2 In the field – at the Creek
Off to the Creek – at the Apex Park site, above – where the children, in pairs, collected a bag of different leaf shapes found there.
We came together to share our samples – and grouped like shapes.
We had seven different leaves – that was more than the three we had expected. They came from trees, shrubs, grasses, reeds, and water plants.
We did find that our “Shape Hunch” that the gumleaf shape would be most common was right- as we had two groups with that shape – a fat one and a long one.
We didn’t find a circle leaf shape, but we did find an oval.
We didn’t find a triangle leaf shape, unless you count the very long stringy one, that the children named ‘stick’. We gave our leaf shapes these group names:
(We didn’t get time to use an id book and name the plants they came from, can you match them to the plants in the photo at the top of this page? )

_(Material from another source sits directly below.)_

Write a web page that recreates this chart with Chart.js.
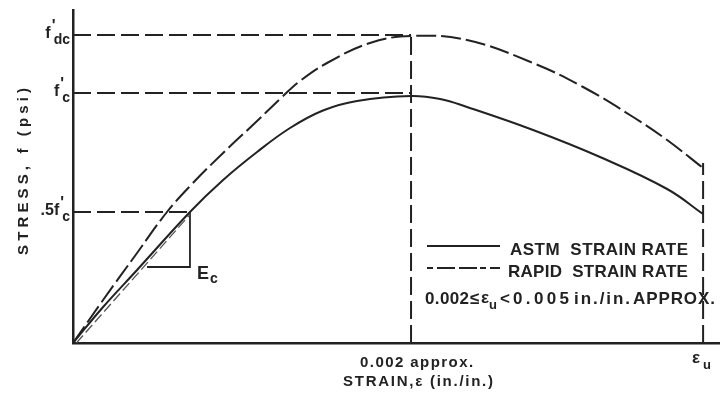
<!DOCTYPE html>
<html>
<head>
<meta charset="utf-8">
<script src="https://cdn.jsdelivr.net/npm/chart.js@4"></script>
<style>
  html, body { margin: 0; padding: 0; background: #fff; }
  #wrap { width: 720px; height: 394px; }
</style>
</head>
<body>
<div id="wrap"><canvas id="stress-chart" width="720" height="394"></canvas></div>
<script>
// strain in units of 0.001 in./in., stress as a fraction of f'c
const strainAstm = [0, 0.178, 0.379, 0.692, 0.888, 1.089, 1.284, 1.479, 1.680, 2.0, 2.172, 2.331, 2.722, 3.118, 3.515, 3.728];
const stressAstm = [0, 0.144, 0.292, 0.524, 0.652, 0.764, 0.860, 0.930, 0.968, 0.988, 0.976, 0.944, 0.852, 0.744, 0.616, 0.516];

const strainRapid = [0, 0.178, 0.379, 0.556, 0.704, 0.888, 1.089, 1.237, 1.343, 1.503, 1.757, 2.0, 2.331, 2.722, 3.018, 3.314, 3.515, 3.728];
const stressRapid = [0, 0.172, 0.360, 0.524, 0.636, 0.760, 0.888, 0.984, 1.048, 1.120, 1.200, 1.228, 1.212, 1.120, 1.024, 0.904, 0.812, 0.700];

const strainPeak = 2.0;        // "0.002 approx."
const strainUltimate = 3.728;  // eps_u
const stressTicks = [0.524, 1.0, 1.232];            // .5f'c, f'c, f'dc
const stressTickLabels = [['.5f', 'c'], ['f', 'c'], ['f', 'dc']];

// secant modulus triangle (E_c)
const ecStrain = [0.438, 0.692, 0.692];
const ecStress = [0.304, 0.304, 0.524];

const ink = '#222';
const font = "'Liberation Sans', Arial, sans-serif";

function toPoints(xs, ys) {
    return xs.map((x, i) => ({ x: x, y: ys[i] }));
}

function refLine(points) {
    return {
        data: points,
        borderColor: ink,
        borderWidth: 2,
        borderDash: [18, 6],
        showLine: true,
        pointRadius: 0,
        tension: 0
    };
}

// draw text with letter spacing so it spans the given width
function fitText(ctx, text, x, y, width) {
    ctx.letterSpacing = '0px';
    const natural = ctx.measureText(text).width;
    const gap = (width - natural) / Math.max(1, text.length - 1);
    ctx.letterSpacing = gap.toFixed(2) + 'px';
    ctx.fillText(text, x, y);
    ctx.letterSpacing = '0px';
}

// f' with a subscript, right aligned at x
function drawSymbol(ctx, main, sub, xRight, yLine) {
    ctx.textAlign = 'left';
    ctx.font = 'bold 16px ' + font;
    const wMain = ctx.measureText(main).width;
    ctx.font = 'bold 14px ' + font;
    const wSub = ctx.measureText(sub).width;
    const x0 = xRight - wSub - wMain - 3;
    ctx.font = 'bold 16px ' + font;
    ctx.fillText(main, x0, yLine + 3);
    ctx.fillText("'", x0 + wMain + 1, yLine - 4);
    ctx.font = 'bold 14px ' + font;
    ctx.fillText(sub, x0 + wMain + 3, yLine + 9);
}

const sketchLabels = {
    id: 'sketchLabels',
    afterDraw(chart) {
        const ctx = chart.ctx;
        const xs = chart.scales.x;
        const ys = chart.scales.y;
        ctx.save();
        ctx.fillStyle = ink;
        ctx.textBaseline = 'alphabetic';

        stressTicks.forEach((v, i) => {
            drawSymbol(ctx, stressTickLabels[i][0], stressTickLabels[i][1], 70, ys.getPixelForValue(v));
        });

        // x tick labels
        ctx.font = 'bold 15px ' + font;
        ctx.textAlign = 'left';
        const xp = xs.getPixelForValue(strainPeak);
        fitText(ctx, '0.002 approx.', xp - 51, 367, 113);
        const xu = xs.getPixelForValue(strainUltimate);
        ctx.font = 'bold 17px ' + font;
        ctx.fillText('\u03b5', xu - 11, 363);
        ctx.font = 'bold 13px ' + font;
        ctx.fillText('u', xu, 369);

        // axis titles
        ctx.font = 'bold 15px ' + font;
        fitText(ctx, 'STRAIN,\u03b5 (in./in.)', 343, 386, 150);
        ctx.save();
        ctx.translate(28, 255);
        ctx.rotate(-Math.PI / 2);
        fitText(ctx, 'STRESS, f (psi)', 0, 0, 167);
        ctx.restore();

        // E_c label
        const ex = xs.getPixelForValue(ecStrain[1]);
        const ey = ys.getPixelForValue(ecStress[0]);
        ctx.font = 'bold 18px ' + font;
        ctx.fillText('E', ex + 7, ey + 12);
        ctx.font = 'bold 14px ' + font;
        ctx.fillText('c', ex + 20, ey + 16);

        // legend
        ctx.strokeStyle = ink;
        ctx.lineWidth = 2;
        ctx.beginPath();
        ctx.moveTo(427, 246);
        ctx.lineTo(500, 246);
        ctx.stroke();
        ctx.setLineDash([6, 4, 18, 4, 18, 3]);
        ctx.beginPath();
        ctx.moveTo(427, 268);
        ctx.lineTo(500, 268);
        ctx.stroke();
        ctx.setLineDash([]);

        ctx.font = 'bold 17px ' + font;
        fitText(ctx, 'ASTM  STRAIN RATE', 510, 255, 178);
        fitText(ctx, 'RAPID  STRAIN RATE', 508, 277, 180);
        fitText(ctx, '0.002', 425, 304, 44);
        ctx.fillText('\u2264', 470, 304);
        ctx.fillText('\u03b5', 481, 303);
        ctx.font = 'bold 13px ' + font;
        ctx.fillText('u', 489, 309);
        ctx.font = 'bold 17px ' + font;
        ctx.fillText('<', 500, 304);
        fitText(ctx, '0.005', 513, 304, 56);
        fitText(ctx, 'in./in.', 574, 304, 56);
        fitText(ctx, 'APPROX.', 633, 304, 82);

        ctx.restore();
    }
};

new Chart(document.getElementById('stress-chart'), {
    type: 'scatter',
    data: {
        datasets: [
            {
                label: 'ASTM STRAIN RATE',
                data: toPoints(strainAstm, stressAstm),
                borderColor: ink,
                borderWidth: 2,
                showLine: true,
                pointRadius: 0,
                tension: 0.4
            },
            {
                label: 'RAPID STRAIN RATE',
                data: toPoints(strainRapid, stressRapid),
                borderColor: ink,
                borderWidth: 2,
                borderDash: [20, 5],
                showLine: true,
                pointRadius: 0,
                tension: 0.4
            },
            {
                // secant line
                data: [{ x: 0.02, y: 0 }, { x: ecStrain[1], y: ecStress[2] - 0.01 }],
                borderColor: '#555',
                borderWidth: 1.3,
                borderDash: [10, 4],
                showLine: true,
                pointRadius: 0
            },
            {
                data: toPoints(ecStrain, ecStress),
                borderColor: ink,
                borderWidth: 1.8,
                showLine: true,
                pointRadius: 0,
                tension: 0
            },
            refLine([{ x: 0, y: stressTicks[2] }, { x: strainPeak, y: stressTicks[2] }]),
            refLine([{ x: 0, y: stressTicks[1] }, { x: strainPeak, y: stressTicks[1] }]),
            refLine([{ x: 0, y: stressTicks[0] }, { x: ecStrain[1], y: stressTicks[0] }]),
            refLine([{ x: strainPeak, y: 0 }, { x: strainPeak, y: stressTicks[2] }]),
            refLine([{ x: strainUltimate, y: 0 }, { x: strainUltimate, y: 0.72 }])
        ]
    },
    options: {
        responsive: false,
        animation: false,
        events: [],
        devicePixelRatio: 1,
        layout: { padding: { left: 73, top: 10, right: 0, bottom: 51 } },
        plugins: {
            legend: { display: false },
            tooltip: { enabled: false }
        },
        scales: {
            x: {
                type: 'linear',
                min: 0,
                max: 3.828,
                ticks: { display: false },
                grid: { display: false, drawTicks: false },
                border: { display: true, color: ink, width: 2.5 }
            },
            y: {
                type: 'linear',
                min: 0,
                max: 1.332,
                ticks: { display: false },
                grid: { display: false, drawTicks: false },
                border: { display: true, color: ink, width: 2.5 }
            }
        }
    },
    plugins: [sketchLabels]
});
</script>
</body>
</html>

Instead we used magnifiers to look and see what the leaves looked like close up – top, bottom and in cross-section- especially for the shapes made by the lines.
4 Sharing the Data
Everyone took home their sample bag to share with the rest of their families and a reflection chosen by L – “It was lovely to see ……”. When put together they formed four threads :
- how long some leaves were
- a very small bug – a silver bug that chewed through a leaf and made a hole in it – a circle in a leaf
- that the underside of leaves were different with spots and veins
- the netting within the long reed leaves – the rectangular internal structure inside the leaves.
It was a lovely day to share some Maths of Living things. – a planet to discover, a planet of living things at our Creek.
I am now preparing our next visit to explore the shapes of creatures at the same site.
5 Follow on
1 as a a part of reading picture books
Have you ever noticed the different leaf shapes in picture books? Do you use them when sharing stories with children? Like other libraries, the Wheatlands Educational Resource Centre in Warracknabeal will have books that could be used for this purpose – here are some examples from WERC.
2 learning the botanical shape names (for the names we gave them).
There are many websites that provide these
3 using the shapes to identify the plants
There are many identification guides that will help with this – a hard copy being best that you can take to the field eg Wimmera Catchment Management Authority’s Wetland Plants Pocket Guide.
4 go again to see if things change
Repeated visits ( a form of replicating an experiment for the field) is an important part of Science, as is visiting other sites to see how they compare.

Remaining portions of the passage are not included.